The spacecraft will travel around 6.8 million miles away to strike the asteroid and try to change its direction, according to a news release from NASA’s Double Asteroid Redirection Test team.
It is scheduled to launch at 10:20 p.m. PST on Tuesday, Nov. 23 from Vandenberg Space Force Base in California.
The mission’s purpose is to “help NASA prepare for asteroids that might one day pose a threat to Earth,” Bill Nelson, NASA’s administrator, told McClatchy News in an emailed statement.
The target asteroid is called Dimorphos, which orbits a larger one called Didymos.
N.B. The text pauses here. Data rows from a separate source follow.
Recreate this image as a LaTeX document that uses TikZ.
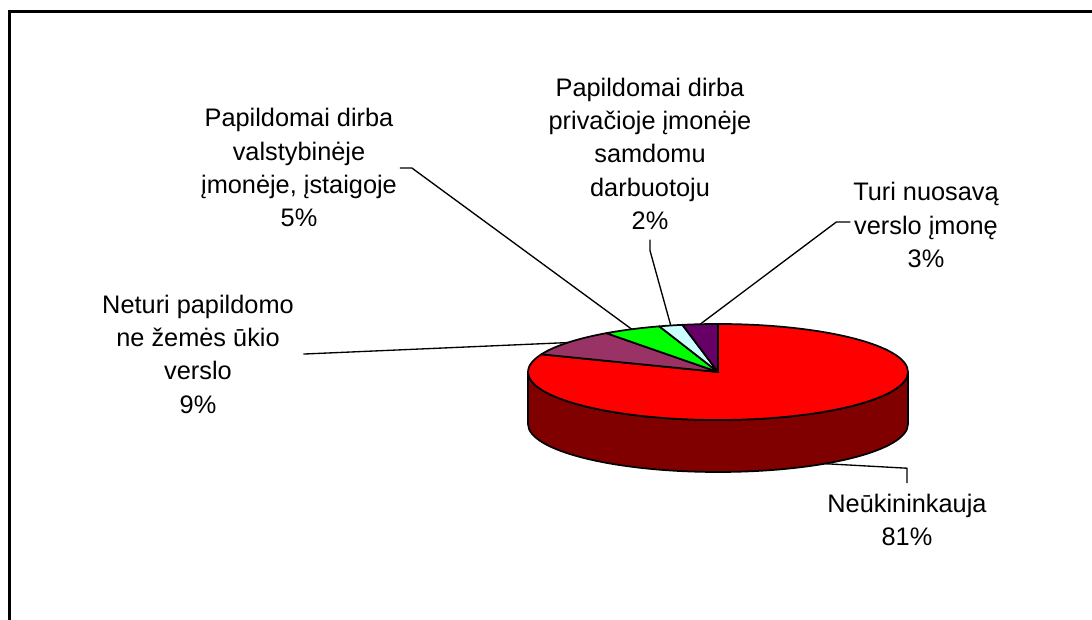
\documentclass[tikz,border=0pt]{standalone}
\usepackage{fontspec}
\setmainfont{Liberation Sans}
\usetikzlibrary{calc}

\definecolor{pieRed}{HTML}{FF0000}
\definecolor{wallRed}{HTML}{800000}
\definecolor{pieMaroon}{HTML}{993366}
\definecolor{pieGreen}{HTML}{00FF00}
\definecolor{pieCyan}{HTML}{CCFFFF}
\definecolor{piePurple}{HTML}{660066}

\tikzset{
  slice/.style={draw=black,line width=1.3pt,line join=round},
  leader/.style={draw=black,line width=1pt},
  lbl/.style={align=center,inner sep=0pt,font=\fontsize{19}{25}\selectfont,
    execute at begin node=\strut,execute at end node=\strut}
}

\begin{document}
\begin{tikzpicture}[x=0.75pt,y=0.75pt]
\useasboundingbox (0,0) rectangle (1092,620);
% chart frame, cut at right and bottom
\draw[line width=1.6pt] (9.5,0) -- (9.5,608.5) -- (1092,608.5);
% centre of the pie
\coordinate (c) at (718,248);
% the front wall
\filldraw[slice,fill=wallRed] ($(c)+(180:190 and 48)$)
  arc[start angle=180,end angle=360,x radius=190,y radius=48] -- ++(0,-52)
  arc[start angle=360,end angle=180,x radius=190,y radius=48] -- cycle;
% the slices, clockwise from the top
\foreach \a/\b/\col in {90/-201.6/pieRed,158.4/126/pieMaroon,126/108/pieGreen,108/100.8/pieCyan,100.8/90/piePurple}
  \filldraw[slice,fill=\col] (c) -- ($(c)+(\a:190 and 48)$)
    arc[start angle=\a,end angle=\b,x radius=190,y radius=48] -- cycle;
% leader ends on the rim
\coordinate (e81) at ($(c)+(304.2:190 and 48)+(0,-52)$);
\coordinate (e9) at ($(c)+(142.2:190 and 48)$);
\coordinate (e5) at ($(c)+(117:190 and 48)$);
\coordinate (e2) at ($(c)+(104.4:190 and 48)$);
\coordinate (e3) at ($(c)+(95.4:190 and 48)$);
% the labels
\node[lbl] (n81) at (907,95) {Neūkininkauja\\81\%};
\node[lbl] (n9) at (198,261) {Neturi papildomo\\ne žemės ūkio\\verslo\\9\%};
\node[lbl] (n5) at (299,447.5) {Papildomai dirba\\valstybinėje\\įmonėje, įstaigoje\\5\%};
\node[lbl] (n2) at (650,461.5) {Papildomai dirba\\privačioje įmonėje\\samdomu\\darbuotoju\\2\%};
\node[lbl] (n3) at (926,390) {Turi nuosavą\\verslo įmonę\\3\%};
% leader lines
\draw[leader] ([yshift=8pt]n81.north) -- ++(0,15) -- (e81);
\draw[leader] ([xshift=7pt,yshift=3.7pt]n9.east) -- (e9);
\draw[leader] ([xshift=2pt,yshift=3.4pt]n5.east) -- ++(12,0) -- (e5);
\draw[leader] (n2.south) -- ++(0,-11) -- (e2);
\draw[leader] ([xshift=-2pt,yshift=6pt]n3.west) -- ++(-14,0) -- (e3);
\end{tikzpicture}
\end{document}
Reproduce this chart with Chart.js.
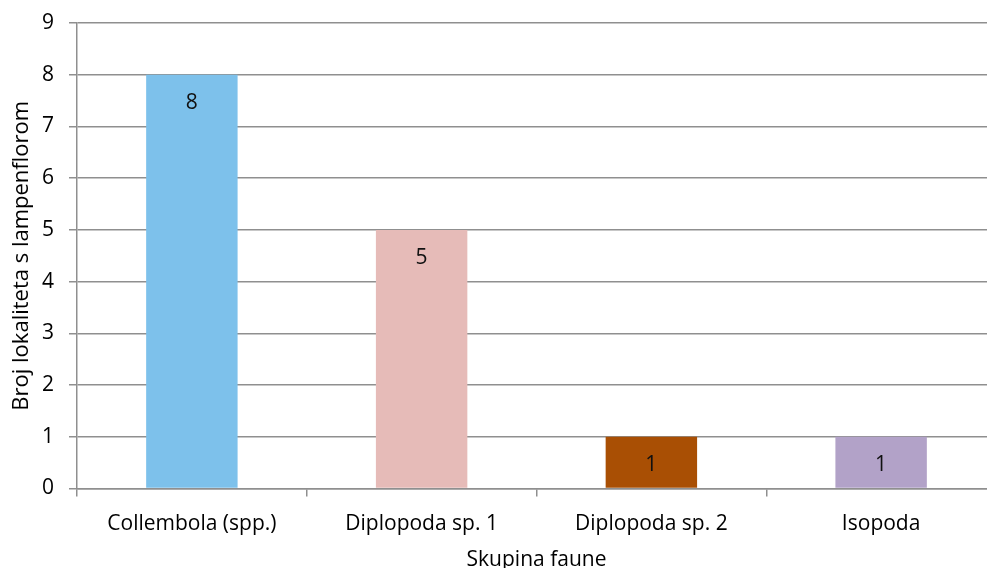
<!DOCTYPE html>
<html>
<head>
<meta charset="utf-8">
<script src="https://cdn.jsdelivr.net/npm/chart.js@4.4.0/dist/chart.umd.min.js"></script>
<style>
  html, body { margin: 0; padding: 0; background: #fff; overflow: hidden; }
  #wrap { width: 1000px; height: 568px; }
</style>
</head>
<body>
<div id="wrap"><canvas id="chart" width="1000" height="568"></canvas></div>
<script>
// podaci
const categories = ['Collembola (spp.)', 'Diplopoda sp. 1', 'Diplopoda sp. 2', 'Isopoda'];
const values = [8, 5, 1, 1];
const barColors = ['#7DC1EB', '#E6BBB8', '#A94F04', '#B2A2C8'];
const yTicks = [0, 1, 2, 3, 4, 5, 6, 7, 8, 9];

const FONT = '"Open Sans", sans-serif';
const GRID = '#8f8f8f';

// natpisi vrijednosti unutar stupca
const valueLabels = {
    id: 'valueLabels',
    afterDatasetsDraw(chart) {
        const ctx = chart.ctx;
        const meta = chart.getDatasetMeta(0);
        ctx.save();
        ctx.font = '21px ' + FONT;
        ctx.fillStyle = '#111';
        ctx.textAlign = 'center';
        ctx.textBaseline = 'middle';
        meta.data.forEach((bar, i) => {
            ctx.fillText(String(values[i]), bar.x, bar.y + 28.5);
        });
        ctx.restore();
    }
};

new Chart(document.getElementById('chart'), {
    type: 'bar',
    data: {
        labels: categories,
        datasets: [{
            data: values,
            backgroundColor: barColors,
            borderWidth: 0,
            categoryPercentage: 1,
            barPercentage: 0.398
        }]
    },
    options: {
        responsive: false,
        animation: false,
        layout: { padding: { top: 23, right: 4, left: 0, bottom: 0 } },
        plugins: { legend: { display: false }, tooltip: { enabled: false } },
        scales: {
            x: {
                grid: {
                    offset: true,
                    drawOnChartArea: false,
                    drawTicks: true,
                    tickLength: 8,
                    color: GRID,
                    lineWidth: 1.5
                },
                border: { display: true, color: GRID, width: 1.5 },
                ticks: { color: '#000', font: { family: FONT, size: 21 }, padding: 15, maxRotation: 0 },
                title: {
                    display: true,
                    text: 'Skupina faune',
                    color: '#000',
                    font: { family: FONT, size: 21, lineHeight: 0.75 },
                    padding: 0
                },
                afterFit(scale) { scale.height = 79.5; }
            },
            y: {
                min: 0,
                max: 9,
                afterBuildTicks(scale) { scale.ticks = yTicks.map(v => ({ value: v })); },
                grid: {
                    color: GRID,
                    lineWidth: 1.5,
                    tickLength: 8
                },
                border: { display: true, color: GRID, width: 1.5 },
                ticks: { color: '#000', font: { family: FONT, size: 21 }, padding: 15 },
                title: {
                    display: true,
                    text: 'Broj lokaliteta s lampenflorom',
                    color: '#000',
                    font: { family: FONT, size: 22, lineHeight: 1.5 },
                    padding: { top: 5, bottom: 0 }
                },
                afterFit(scale) {
                    scale.width = 77;
                    scale.paddingTop = 0;
                    scale.paddingBottom = 0;
                }
            }
        }
    },
    plugins: [valueLabels]
});
</script>
</body>
</html>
Both flying space rocks pose zero threat to Earth.
“The right time to deflect an asteroid is as far away from the Earth as we can,” Lindley Johnson, NASA’s planetary defense officer, told NPR.
Almost 20 years ago, it was discovered that Didymos had its own moon that was later named Dimorphos, according to NASA.
Dimorphos will be hit with a “kinetic impact” to prove that the DART spacecraft can navigate itself unmanned to the asteroid and “kinetically impact it” to “change its orbit,” the release said.
The technique is believed to be the “most technologically mature approach for mitigating a potentially hazardous asteroid,” Johnson said in a statement.
It will give “insight into how we could deflect potentially dangerous near-Earth objects in the future,” she said.
After the asteroid is struck, telescopes on Earth will measure the effects the collision has on the asteroid system to “enhance modeling and predictive capabilities” when dealing with a potential asteroid threat, according to the release.
“The DART mission is just one example how NASA turns science fiction to science fact, all while benefiting humanity and protecting the planet,” Nelson said.
Over the past year and a half, the spacecraft was built by engineers and contains an onboard camera.
“DART has gone from a twinkle in the eye to a spacecraft in final preparation for launch within 11 years,” Andy Cheng, DART’s lead investigator who came up with the idea of DART, said in a statement.
The DART team wants to show that a catastrophic asteroid could be thwarted if one ever heads toward Earth.
The mission is being managed by Johns Hopkins University’s Applied Physics Laboratory in Maryland, according to the release.
“I’m especially grateful to the teams that have been working day in and day out to achieve mission success, many of whom will be spending Thanksgiving away from their families,” Nelson said.
NASA’s Planetary Defense Coordination Office was created in January/ 2016 to detect potentially hazardous objects — like asteroids or comets — that could damage Earth.
The office coordinates U.S. government planning in regards to the threat of an impact from space.